By chance I just mean that a lot of people talk about a bigger plan but, for me, Chance kind of covers that. But … I don’t think of Chance as having a consciousness, it’s not good or bad, it’s as apathetic as a rock. Is that weird?”

“No, I don’t think it sounds weird. You sound like you’ve thought a lot about this.”

“I have thought a lot about this. God was kind of vague in my childhood. My mum was raised as a Catholic but she recently became an atheist, one day she thought ‘Oh my God. It’s all bullshit. It’s all sexist bullshit.’ She calls herself a born again atheist. And my dad grew up in a Protestant home but he’s a geologist. So he always was focused on the scientific method: where you draw conclusions from what you have presented to you.

“But my kindergarten years were spent in the Steiner system so there were both vague Christian elements and pagan elements to my education. We danced around in silken cloths and flower garlands for the winter solstice but we also had a nativity scene during Christmas. In Steiner, we were told that rainbows were magic slides that babies came from.

“I remember once when I was ten, my little brother asked my mum what rainbows were and I jumped in and said that they were refractions of light and she took me aside and said: ‘don’t ruin the magic for him.’ But for me the magic was the science.

“When I decided I was an atheist, I was ten. My Jewish cousins ironically gave me a book called A history of time. It was the first time that I had encountered a secular history of earth. I could see where all the dinosaurs and fossils fit in. It was such a cool book. It had a timeline from the formation of the planet. I followed it forward and backwards in time till I’d read every little bit of text in this book. Something in my kid brain just triggered after I’d encountered this explanation at 10 and I thought, “I guess there never was a God after all.” All of a sudden God had just gone ‘poof.’ A new explanation had supplanted an old explanation for me.”

“I came to the decision about nature and chance much, much later. In my mid-teens, I started going hiking. Being in nature by myself really calmed me. Seeing animals, seeing plants, seeing that my shitty little teenage problems didn’t really matter in the face of the majesty of the universe … it really calmed me and really helped when I was in a bad mood. That was sort of when nature became my temple. If things went badly I knew I could watch the peregrine falcons raising their babies.

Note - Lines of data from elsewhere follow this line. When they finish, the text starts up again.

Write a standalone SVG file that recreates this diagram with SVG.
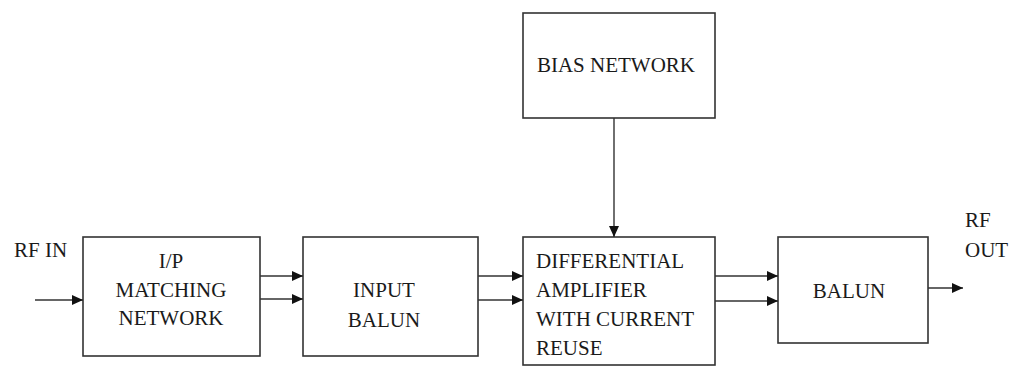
<svg xmlns="http://www.w3.org/2000/svg" width="1009" height="366" viewBox="0 0 1009 366">
<style>
.box{fill:#fff;stroke:#333;stroke-width:1.6}
.t{font-family:'Liberation Serif','Times New Roman','DejaVu Serif',serif;font-size:21px;fill:#1a1a1a}
.c{text-anchor:middle}
.wire{stroke:#333;stroke-width:1.4;fill:none}
</style>
<defs>
<marker id="ah" markerUnits="userSpaceOnUse" markerWidth="12" markerHeight="10" refX="11" refY="5" orient="auto">
<path d="M0,0 L11,5 L0,10 Z" fill="#111"/>
</marker>
</defs>
<rect width="1009" height="366" fill="#fff"/>
<g id="bias">
<rect class="box" x="523" y="13" width="192" height="105"/>
<text class="t c" x="616" y="72">BIAS NETWORK</text>
</g>
<g id="matching">
<rect class="box" x="83" y="237" width="177" height="119"/>
<text class="t c" x="171" y="268">I/P</text>
<text class="t c" x="171" y="297">MATCHING</text>
<text class="t c" x="171" y="325">NETWORK</text>
</g>
<g id="inputbalun">
<rect class="box" x="303" y="237" width="175" height="119"/>
<text class="t c" x="384" y="297">INPUT</text>
<text class="t c" x="384" y="327">BALUN</text>
</g>
<g id="diffamp">
<rect class="box" x="523" y="237" width="192" height="128"/>
<text class="t" x="536" y="268">DIFFERENTIAL</text>
<text class="t" x="536" y="297">AMPLIFIER</text>
<text class="t" x="536" y="326">WITH CURRENT</text>
<text class="t" x="536" y="355">REUSE</text>
</g>
<g id="balun">
<rect class="box" x="778" y="237" width="150" height="106"/>
<text class="t c" x="849" y="298">BALUN</text>
</g>
<g id="rfin">
<text class="t" x="14" y="257">RF IN</text>
</g>
<g id="rfout">
<text class="t" x="965" y="227">RF</text>
<text class="t" x="965" y="257">OUT</text>
</g>
<g id="connectors">
<line class="wire" x1="35" y1="300" x2="83" y2="300" marker-end="url(#ah)"/>
<line class="wire" x1="260" y1="276" x2="303" y2="276" marker-end="url(#ah)"/>
<line class="wire" x1="260" y1="299" x2="303" y2="299" marker-end="url(#ah)"/>
<line class="wire" x1="478" y1="276" x2="523" y2="276" marker-end="url(#ah)"/>
<line class="wire" x1="478" y1="300" x2="523" y2="300" marker-end="url(#ah)"/>
<line class="wire" x1="715" y1="276" x2="778" y2="276" marker-end="url(#ah)"/>
<line class="wire" x1="715" y1="301" x2="778" y2="301" marker-end="url(#ah)"/>
<line class="wire" x1="928" y1="288" x2="963" y2="288" marker-end="url(#ah)"/>
<line class="wire" x1="614" y1="118" x2="614" y2="237" marker-end="url(#ah)"/>
</g>
</svg>
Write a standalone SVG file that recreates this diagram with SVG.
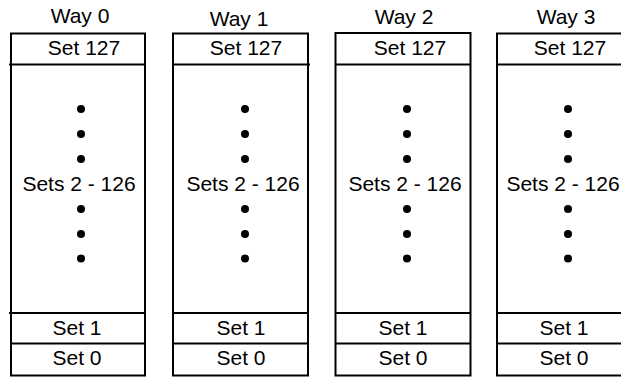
<svg xmlns="http://www.w3.org/2000/svg" width="621" height="377" viewBox="0 0 621 377">
<style>
.box{fill:#fff;stroke:#000;stroke-width:2}
.ln{stroke:#000;stroke-width:2;fill:none}
.t{font-family:"Liberation Sans",Arial,sans-serif;font-size:21px;fill:#000;text-anchor:middle}
.d{fill:#000}
</style>
<defs>
<g id="dots">
<circle class="d" cx="0" cy="109" r="4"/>
<circle class="d" cx="0" cy="134" r="4"/>
<circle class="d" cx="0" cy="159" r="4"/>
<circle class="d" cx="0" cy="209" r="4"/>
<circle class="d" cx="0" cy="234" r="4"/>
<circle class="d" cx="0" cy="258.5" r="4"/>
</g>
</defs>
<rect width="621" height="377" fill="#fff"/>
<g id="way0">
<text class="t" x="80" y="23">Way 0</text>
<rect class="box" x="11" y="33.5" width="134" height="342"/>
<line class="ln" x1="9" y1="64.5" x2="145" y2="64.5"/>
<line class="ln" x1="9" y1="313" x2="145" y2="313"/>
<line class="ln" x1="11" y1="343.5" x2="145" y2="343.5"/>
<text class="t" x="84" y="55">Set 127</text>
<use href="#dots" x="81"/>
<text class="t" x="79" y="191">Sets 2 - 126</text>
<text class="t" x="77" y="335">Set 1</text>
<text class="t" x="77" y="365">Set 0</text>
</g>
<g id="way1">
<text class="t" x="239" y="26">Way 1</text>
<rect class="box" x="173" y="33.5" width="135" height="342"/>
<line class="ln" x1="173" y1="64.5" x2="310" y2="64.5"/>
<line class="ln" x1="173" y1="313" x2="308" y2="313"/>
<line class="ln" x1="173" y1="343.5" x2="308" y2="343.5"/>
<text class="t" x="246" y="55">Set 127</text>
<use href="#dots" x="245"/>
<text class="t" x="243" y="191">Sets 2 - 126</text>
<text class="t" x="241" y="335">Set 1</text>
<text class="t" x="241" y="365">Set 0</text>
</g>
<g id="way2">
<text class="t" x="404" y="24">Way 2</text>
<rect class="box" x="335.5" y="33" width="135" height="342.5"/>
<line class="ln" x1="335.5" y1="64.5" x2="470.5" y2="64.5"/>
<line class="ln" x1="335.5" y1="313" x2="470.5" y2="313"/>
<line class="ln" x1="335.5" y1="343.5" x2="470.5" y2="343.5"/>
<text class="t" x="410" y="55">Set 127</text>
<use href="#dots" x="407"/>
<text class="t" x="405" y="191">Sets 2 - 126</text>
<text class="t" x="403" y="335">Set 1</text>
<text class="t" x="403" y="365">Set 0</text>
</g>
<g id="way3">
<text class="t" x="566" y="24">Way 3</text>
<rect class="box" x="497" y="33.5" width="135" height="342"/>
<line class="ln" x1="497" y1="64.5" x2="632" y2="64.5"/>
<line class="ln" x1="497" y1="313" x2="632" y2="313"/>
<line class="ln" x1="497" y1="343.5" x2="632" y2="343.5"/>
<text class="t" x="570" y="55">Set 127</text>
<use href="#dots" x="568"/>
<text class="t" x="563" y="191">Sets 2 - 126</text>
<text class="t" x="564" y="335">Set 1</text>
<text class="t" x="564" y="365">Set 0</text>
</g>
<g id="connectors"/>
</svg>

“There’s this one cliff on this one hike near my house where you can stand on the edge and see an abandoned quarry below you and you can see the You Yangs off in the distance and the city off in the distance. And it’s just … standing on the edge of that cliff just sort of dwarfs everything, it’s like gazing off into space. Everything gets so small. You see the quarry getting overrun by nature, humanity totally wrecked it and its only been abandoned for 12 years and already its filled up with water and animals. All the native creatures go there to drink. The bush at the top is a really beautiful piece of land. It’s not huge on biodiversity like a rainforest but it still surprises me even now, you know, when I see a flower that I’ve never seen before.”

“What kind of animals do you see?”

“I see kangaroos, swamp wallabies, lizards. Only once did I see a snake. Heaps of insects, a turtle once, koalas, native orchids, bats, feral cats. Lots of parrots. And the falcons of course.”

The conversation turns to high school.

“Back when I was in high school it used to really bother me when someone was religious. I used to want to tell them: ‘it’s a trick!’ But I didn’t kick up a stink about it. In high school, my best friend, Anna, was a Christian. We only had an argument about it once. When this girl on camp in a tent was crushed by a branch and died. And so the year level split into two and there were people who were saying, 12 year olds, how could there be a god that would allow this? None of us actually knew this dead girl but it started off a year wide philosophical debate. And I wish I had stood up for Anna but the other side’s argument made sense to me. How could that be allowed to happen if someone was in control of the universe, you know?

“I don’t care as much anymore, though. For one, thing it doesn’t matter. As long as no one’s bothering or hurting anyone, I don’t really see that much problem with it. And having since found out that Anna’s mum is dying … I can see why she needs that solace. I feel like it would be nice to believe somebody’s in control of the universe. But it’s a bit of a logic puzzle for me because I can’t match up all knowing, all powerful and benevolent to fit together given the state of the universe.”